Pattern: A wrapped error message reads like a stack from outer to inner:
"failed to publish batch: failed to marshal event: json: unsupported type"
Each layer adds its context prefix.

3.4 errors.As — Type-Based Error Handling

What

errors.As walks the error chain (unwrapping at each level) and checks if any error in the chain matches the target type. If found, it assigns the matched error to the target variable.

HTTP Error Handling

From pkg/shared/http/error.go — the central error response function:

// pkg/shared/http/error.go

func HandleError(w http.ResponseWriter, err error) {
    var httpErr *Error
    if errors.As(err, &httpErr) {
        // Found an *httpx.Error in the chain — use its status code
        w.WriteHeader(httpErr.Status)
        json.NewEncoder(w).Encode(httpErr)
        return
    }

    // Unknown error type — default to 500
    w.WriteHeader(http.StatusInternalServerError)
    json.NewEncoder(w).Encode(&Error{
        Code:    "INTERNAL_ERROR",
        Message: "internal server error",
    })
}

PostgreSQL Error Handling

From auth-service/internal/repository/user_repo.go — extracting database-specific error codes:

// auth-service/internal/repository/user_repo.go

func (r *UserRepository) Create(user *model.User) (*model.User, error) {
    err := r.db.Transaction(func(tx *gorm.DB) error {
        if err := tx.Create(&user).Error; err != nil {
            var pgErr *pgconn.PgError
            if errors.As(err, &pgErr) {
                if pgErr.Code == "23503" {
                    return httpx.Conflic("email or phone already exists")
                }
            }
            return httpx.BadRequest(err.Error())
        }
        return nil
    })
    // ...
}

Why errors.As Over Type Assertion

Approach Code Works Through Wrapping?
Type assertion err.(*pgconn.PgError) No — fails if error was wrapped with %w
errors.As errors.As(err, &pgErr) Yes — unwraps through any number of layers

Because errors are frequently wrapped with fmt.Errorf("...: %w", err), the outer error is a different type. errors.As peels through each wrapping layer to find the target type.

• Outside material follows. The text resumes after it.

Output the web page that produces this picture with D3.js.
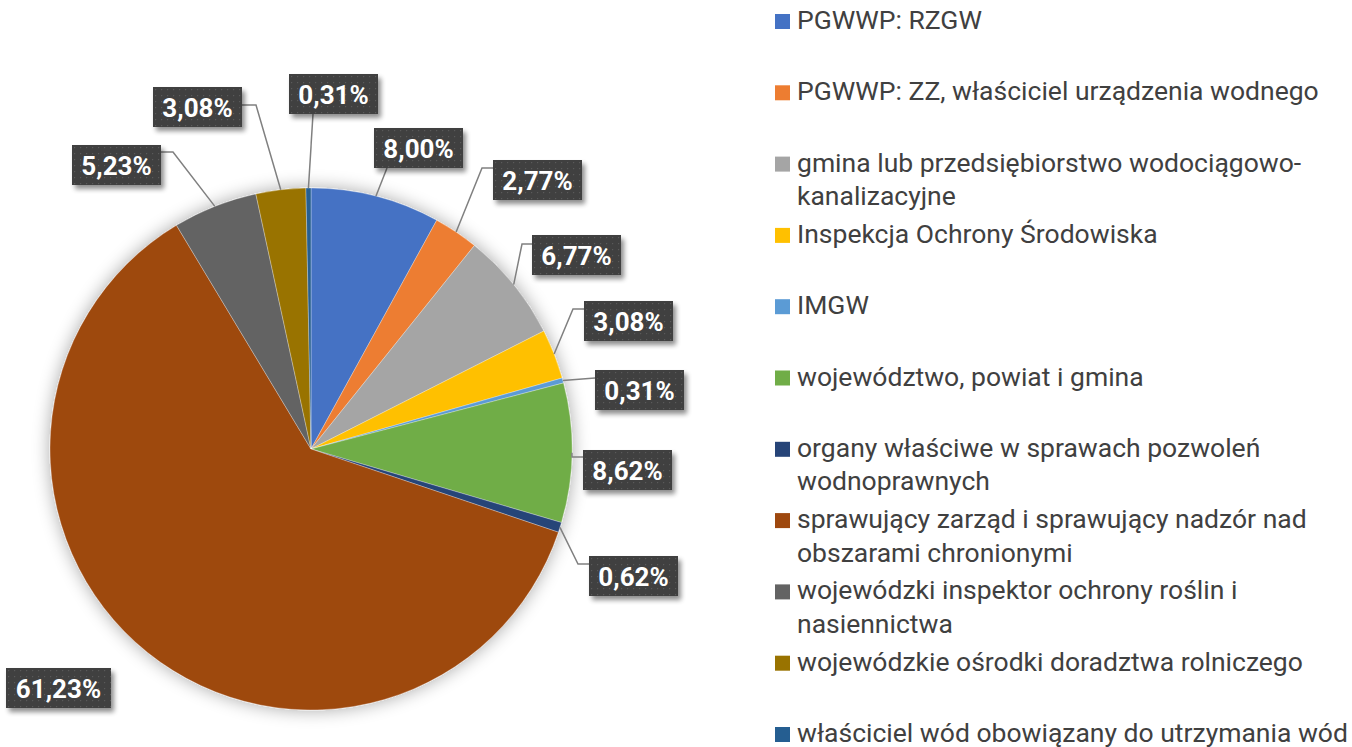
<!DOCTYPE html>
<html>
<head>
<meta charset="utf-8">
<script src="https://cdn.jsdelivr.net/npm/d3@7"></script>
<style>
  body { margin: 0; background: #fff; }
  svg { display: block; font-family: Roboto, "Noto Sans", sans-serif; }
</style>
</head>
<body>
<div id="chart"></div>
<script>
// Data
const categories = [
  "PGWWP: RZGW",
  "PGWWP: ZZ, właściciel urządzenia wodnego",
  "gmina lub przedsiębiorstwo wodociągowo-|kanalizacyjne",
  "Inspekcja Ochrony Środowiska",
  "IMGW",
  "województwo, powiat i gmina",
  "organy właściwe w sprawach pozwoleń|wodnoprawnych",
  "sprawujący zarząd i sprawujący nadzór nad|obszarami chronionymi",
  "wojewódzki inspektor ochrony roślin i|nasiennictwa",
  "wojewódzkie ośrodki doradztwa rolniczego",
  "właściciel wód obowiązany do utrzymania wód"
];
const values = [8.00, 2.77, 6.77, 3.08, 0.31, 8.62, 0.62, 61.23, 5.23, 3.08, 0.31];
const colors = ["#4472c4", "#ed7d31", "#a5a5a5", "#ffc000", "#5b9bd5", "#70ad47",
                "#264478", "#9e480e", "#636363", "#997300", "#255e91"];

// Label placement (box top-left, optional elbow, attach point on box)
const labelLayout = [
  { x: 374, y: 128, attach: [387, 168] },
  { x: 493, y: 160, elbow: [482, 168], attach: [493, 168] },
  { x: 532, y: 235, elbow: [522, 244], attach: [532, 244] },
  { x: 584, y: 301, elbow: [573, 309], attach: [584, 309] },
  { x: 595, y: 370, attach: [595, 378] },
  { x: 583, y: 450, elbow: [572, 457], attach: [583, 457] },
  { x: 589, y: 556, elbow: [578, 564], attach: [589, 564] },
  { x: 6,   y: 668, w: 105 },
  { x: 72,  y: 145, elbow: [173, 152], attach: [161, 152] },
  { x: 153, y: 87,  elbow: [256, 105], attach: [242, 105] },
  { x: 289, y: 74,  attach: [313, 114] }
];

const W = 1352, H = 747;
const cx = 311, cy = 449, R = 261;

const svg = d3.select("#chart").append("svg")
    .attr("width", W)
    .attr("height", H);

const defs = svg.append("defs");

// soft shadow around the pie
const pf = defs.append("filter").attr("id", "pieShadow")
    .attr("x", "-20%").attr("y", "-20%").attr("width", "140%").attr("height", "140%");
pf.append("feGaussianBlur").attr("in", "SourceAlpha").attr("stdDeviation", 9).attr("result", "b");
pf.append("feComponentTransfer").attr("in", "b").attr("result", "s")
  .append("feFuncA").attr("type", "linear").attr("slope", 0.35);
const pm = pf.append("feMerge");
pm.append("feMergeNode").attr("in", "s");
pm.append("feMergeNode").attr("in", "SourceGraphic");

// label box shadow
const lf = defs.append("filter").attr("id", "boxShadow")
    .attr("x", "-20%").attr("y", "-30%").attr("width", "150%").attr("height", "180%");
lf.append("feGaussianBlur").attr("in", "SourceAlpha").attr("stdDeviation", 2.5).attr("result", "b");
lf.append("feOffset").attr("in", "b").attr("dx", 3).attr("dy", 4).attr("result", "o");
lf.append("feComponentTransfer").attr("in", "o").attr("result", "s")
  .append("feFuncA").attr("type", "linear").attr("slope", 0.45);
const lm = lf.append("feMerge");
lm.append("feMergeNode").attr("in", "s");
lm.append("feMergeNode").attr("in", "SourceGraphic");

// dotted pattern for label boxes
const pat = defs.append("pattern").attr("id", "dots")
    .attr("width", 6).attr("height", 6).attr("patternUnits", "userSpaceOnUse");
pat.append("rect").attr("width", 6).attr("height", 6).attr("fill", "#404040");
pat.append("rect").attr("x", 2).attr("y", 2).attr("width", 1.2).attr("height", 1.2).attr("fill", "#5a5a5a");

// Pie
const pie = d3.pie().sort(null).value(d => d);
const arcs = pie(values);
const arc = d3.arc().innerRadius(0).outerRadius(R);

const g = svg.append("g").attr("transform", `translate(${cx},${cy})`);
g.append("g").attr("filter", "url(#pieShadow)")
  .selectAll("path")
  .data(arcs)
  .enter()
  .append("path")
  .attr("d", arc)
  .attr("fill", (d, i) => colors[i])
  .attr("stroke", "#ffffff")
  .attr("stroke-opacity", 0.5)
  .attr("stroke-width", 0.6);

// Leader lines
const fmt = v => d3.format(".2f")(v).replace(".", ",") + "%";
const lines = svg.append("g");
arcs.forEach((d, i) => {
  const L = labelLayout[i];
  if (!L.attach) return;
  const a = (d.startAngle + d.endAngle) / 2;
  const p0 = [cx + R * Math.sin(a), cy - R * Math.cos(a)];
  const pts = [p0];
  if (L.elbow) pts.push(L.elbow);
  pts.push(L.attach);
  lines.append("path")
    .attr("d", d3.line()(pts))
    .attr("fill", "none")
    .attr("stroke", "#808080")
    .attr("stroke-width", 1.5);
});

// Label boxes
const labels = svg.append("g");
arcs.forEach((d, i) => {
  const L = labelLayout[i];
  const bw = L.w || 89, bh = 40;
  const lg = labels.append("g").attr("transform", `translate(${L.x},${L.y})`);
  lg.append("rect")
    .attr("width", bw).attr("height", bh)
    .attr("fill", "url(#dots)")
    .attr("filter", "url(#boxShadow)");
  lg.append("text")
    .attr("x", bw / 2).attr("y", 30)
    .attr("text-anchor", "middle")
    .attr("fill", "#ffffff")
    .attr("font-weight", "bold")
    .attr("font-size", 26)
    .text(fmt(values[i]));
});

// Legend
const legend = svg.append("g").attr("transform", "translate(775,0)");
categories.forEach((c, i) => {
  const y0 = 29 + i * 71.3;
  const item = legend.append("g");
  item.append("rect")
    .attr("x", 0).attr("y", y0 - 15)
    .attr("width", 15).attr("height", 15)
    .attr("fill", colors[i]);
  c.split("|").forEach((line, j) => {
    item.append("text")
      .attr("x", 22).attr("y", y0 + j * 33.5)
      .attr("fill", "#404040")
      .attr("font-size", 26.5)
      .text(line);
  });
});
</script>
</body>
</html>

3.5 errors.Is — Sentinel Error Checking

What

errors.Is checks if any error in the chain matches a specific sentinel value. Like errors.As, it walks through wrapped errors.

GORM Record Not Found

This is the most common pattern in the codebase, appearing in nearly every repository:

// auth-service/internal/repository/user_repo.go
if errors.Is(err, gorm.ErrRecordNotFound) {
    return nil, httpx.NotFound("user not found")
}

// auth-service/internal/repository/role_repo.go
if errors.Is(err, gorm.ErrRecordNotFound) {
    return nil, httpx.NotFound("role not found")
}

// auth-service/internal/repository/auth_repo.go
if errors.Is(err, gorm.ErrRecordNotFound) {
    return nil, httpx.NotFound("tenant not found")
}

// broadcast-service/internal/repository/broadcast_repo.go
if errors.Is(err, gorm.ErrRecordNotFound) {
    return nil, httpx.NotFound("broadcast not found")
}

// admin-service/internal/service/tenant_service.go
if errors.Is(err, gorm.ErrRecordNotFound) {
    return nil, httpx.NotFound("tenant not found")
}
Pattern: Every repository translates gorm.ErrRecordNotFound into an httpx.NotFound error with a domain-specific message. This ensures a consistent 404 response regardless of which entity was missing.

Context Cancellation

From the Kafka consumer — distinguishing graceful shutdown from real errors:

// pkg/eventbus/kafka/consumer.go

// In the consume loop — a cancelled context is normal shutdown, not an error
if errors.Is(err, context.Canceled) {
    return err
}

// When starting goroutines — don't propagate cancellation as a failure
go func(s *subscription) {
    defer c.wg.Done()
    err := c.consumeLoop(ctx, s)
    if err != nil && !errors.Is(err, context.Canceled) {
        errCh <- err  // only real errors go to the error channel
    }
}(sub)

Why errors.Is Over ==

Approach Code Works Through Wrapping?
Direct comparison err == gorm.ErrRecordNotFound No — fails if error was wrapped
errors.Is errors.Is(err, gorm.ErrRecordNotFound) Yes — unwraps through all layers

3.6 Sentinel Errors with errors.New

What

Simple, standalone error values created with errors.New. These represent programming mistakes or API misuse, not runtime failures from external systems.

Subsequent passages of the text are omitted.